O supervisor de Apoio Técnico a Câmaras do CRCRS, José Clarel Calleari, alerta para os perigos da prática. “Se o profissional assinar um balanço falsificado, a pena aplicada pelo órgão é a de suspensão do exercício profissional cumulativamente com uma pena ética (advertência reservada, censura reservada ou censura pública). Quanto à prisão, isso fica na esfera da justiça, podendo as partes lesadas apresentarem denúncia”, avisa.

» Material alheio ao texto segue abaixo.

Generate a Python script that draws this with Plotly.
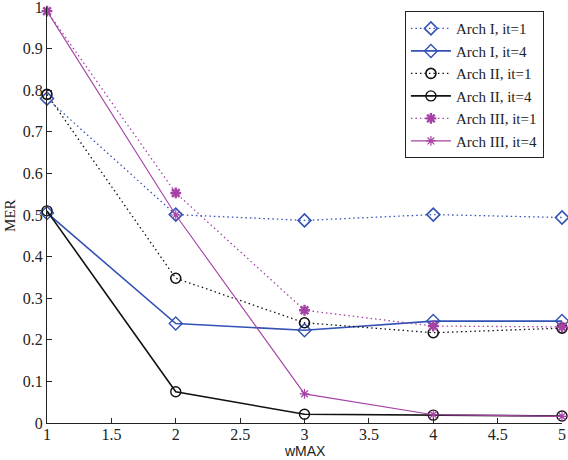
import plotly.graph_objects as go

wmax = [1, 2, 3, 4, 5]

arch1_it1 = [0.78, 0.501, 0.487, 0.501, 0.494]
arch1_it4 = [0.505, 0.239, 0.223, 0.245, 0.245]
arch2_it1 = [0.79, 0.348, 0.241, 0.217, 0.228]
arch2_it4 = [0.51, 0.075, 0.021, 0.019, 0.017]
arch3_it1 = [0.99, 0.553, 0.271, 0.233, 0.231]
arch3_it4 = [0.99, 0.50, 0.070, 0.020, 0.016]

x_ticks = [1, 1.5, 2, 2.5, 3, 3.5, 4, 4.5, 5]
x_labels = ['1', '1.5', '2', '2.5', '3', '3.5', '4', '4.5', '5']
y_ticks = [0, 0.1, 0.2, 0.3, 0.4, 0.5, 0.6, 0.7, 0.8, 0.9, 1]
y_labels = ['0', '0.1', '0.2', '0.3', '0.4', '0.5', '0.6', '0.7', '0.8', '0.9', '1']

blue = '#3352b5'
black = '#111111'
purple = '#a543a5'
dotted = '1.5px,3px'

series = [
    ('Arch I, it=1', arch1_it1, blue, dotted, 1.3, 'diamond-open', 10, 1.6),
    ('Arch I, it=4', arch1_it4, blue, 'solid', 1.6, 'diamond-open', 10, 1.4),
    ('Arch II, it=1', arch2_it1, black, dotted, 1.3, 'circle-open', 10, 1.6),
    ('Arch II, it=4', arch2_it4, black, 'solid', 1.6, 'circle-open', 10, 1.4),
    ('Arch III, it=1', arch3_it1, purple, dotted, 1.3, 'asterisk-open', 9, 2.4),
    ('Arch III, it=4', arch3_it4, purple, 'solid', 1.1, 'asterisk-open', 8, 1.2),
]

fig = go.Figure()
for name, vals, col, dash, lw, sym, ms, mlw in series:
    fig.add_trace(go.Scatter(
        x=wmax, y=vals, name=name, mode='lines+markers',
        line=dict(color=col, dash=dash, width=lw),
        marker=dict(symbol=sym, size=ms, color=col, line=dict(color=col, width=mlw)),
        cliponaxis=False,
    ))

serif = "'Liberation Serif', serif"
sans = "'Liberation Sans', sans-serif"

fig.update_layout(
    width=568, height=460,
    margin=dict(l=47, r=6, t=7, b=37, autoexpand=False),
    plot_bgcolor='white', paper_bgcolor='white',
    font=dict(family=serif, size=16, color='#222222'),
    showlegend=True,
    legend=dict(
        x=0.695, y=0.99, xanchor='left', yanchor='top',
        bgcolor='white', bordercolor='#222222', borderwidth=1,
        font=dict(family=serif, size=15, color='#222222'),
        itemwidth=40, tracegroupgap=0,
    ),
    annotations=[
        dict(text='wMAX', x=0.5, y=-0.068, xref='paper', yref='paper',
             xanchor='center', yanchor='middle', showarrow=False,
             font=dict(family=sans, size=14, color='#222222')),
        dict(text='MER', x=-0.072, y=0.5, xref='paper', yref='paper',
             xanchor='center', yanchor='middle', showarrow=False, textangle=-90,
             font=dict(family=serif, size=15, color='#222222')),
    ],
)
fig.update_xaxes(
    range=[1, 5], tickvals=x_ticks, ticktext=x_labels,
    showgrid=False, zeroline=False, automargin=False,
    showline=True, linecolor='#222222', linewidth=1,
    ticks='inside', ticklen=5, tickcolor='#222222',
    ticklabeloverflow='allow', ticklabelstandoff=-3,
    tickfont=dict(family=serif, size=16),
)
fig.update_yaxes(
    range=[0, 1], tickvals=y_ticks, ticktext=y_labels,
    showgrid=False, zeroline=False, automargin=False,
    showline=True, linecolor='#222222', linewidth=1,
    ticks='inside', ticklen=5, tickcolor='#222222',
    ticklabeloverflow='allow',
    tickfont=dict(family=serif, size=16),
)

# the page body has a default 8px margin; drop it so the figure fills the window
fig.write_html("out.html", config={'displayModeBar': False},
               post_script="document.body.style.margin='0';document.body.style.overflow='hidden';")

Auditores devem ser os olhos dos investidores
Além de suscitar a discussão sobre a responsabilidade do contador, o tema da contabilidade criativa repercute nas atribuições dos auditores. Capaz de representar o interesse de terceiros, muitos deles leigos em matéria contábil e financeira, a auditoria pode trazer uma visão ainda mais independente do que a do contador para dentro dos balanços empresariais.
Para Cláudio Marcelo Cordeiro, contador, a auditoria é a medida primordial contra a generalização das práticas de manipulação contábil. Logo, “os auditores devem adotar uma postura contundente ao sinal da existência de contabilidade criativa, não somente ressalvando pareceres”.
As companhias de auditoria têm tanta responsabilidade que, durante a eclosão dos escândalos de contabilidade criativa nos Estados Unidos, uma das grandes empresas a sofrerem punições mais severas foi a Arthur Andersen. Pioneira no ramo, a firma era considerada a mais importante do mundo e foi condenada por obstrução da Justiça por ter destruído documentos e arquivos eletrônicos ligados ao caso da quebra da gigante no setor de energia Enron. A companhia não resistiu ao escândalo e foi extinta em 2002.
“As auditorias foram muito afetadas, pois eram encarregadas de cuidar das informações que recebem os stakeholders (investidores) ou outras pessoas e empresas com interesse nas demonstrações da empresa auditada”, analisa Ivan Ricardo Guevara Grateron, autor do estudo Contabilidade Criativa e Responsabilidade dos Auditores.
Maquiagem tende a descaracterizar a imagem
A contabilidade criativa põe em xeque valores éticos e legais da profissão ao colocar a companhia em uma situação desejada para o mercado acionário, enquanto os números reais do balanço da entidade não condizem com os expostos nas demonstrações contábeis ou ao direcionar informações privilegiadas a um grupo estabelecido de investidores. As consequências podem ir de perdas financeiras até punições severas às corporações e seus colaboradores, além de criar uma atmosfera de dúvida no mercado.
Conforme o contador e pesquisador Cláudio Marcelo Cordeiro, experiências internacionais comprovam que a contabilidade criativa é amplamente utilizada, principalmente em mercados cujo desenvolvimento da bolsa de valores é acentuado. “Por isso, gigantes empresariais causaram perdas bilionárias aos seus investidores.”
Cético, o contador e pesquisador Ivan Ricardo Guevara Grateron diz não acreditar que as empresas cujas fraudes foram descobertas no início dos anos 2000 foram pioneiras em valer-se da criatividade e nem foram as últimas. Para ele, a criatividade contábil é inerente à prática empresarial.
O que preocupa os especialistas é que a manipulação pode ter reflexos profundos e perigosos nas finanças empresariais e em toda a economia nacional, como ocorreu nos Estados Unidos. Assim, a melhor dica que dão àqueles que recorrem a algum tipo de manobra em suas contas é ficar atento para não perder completamente a identidade.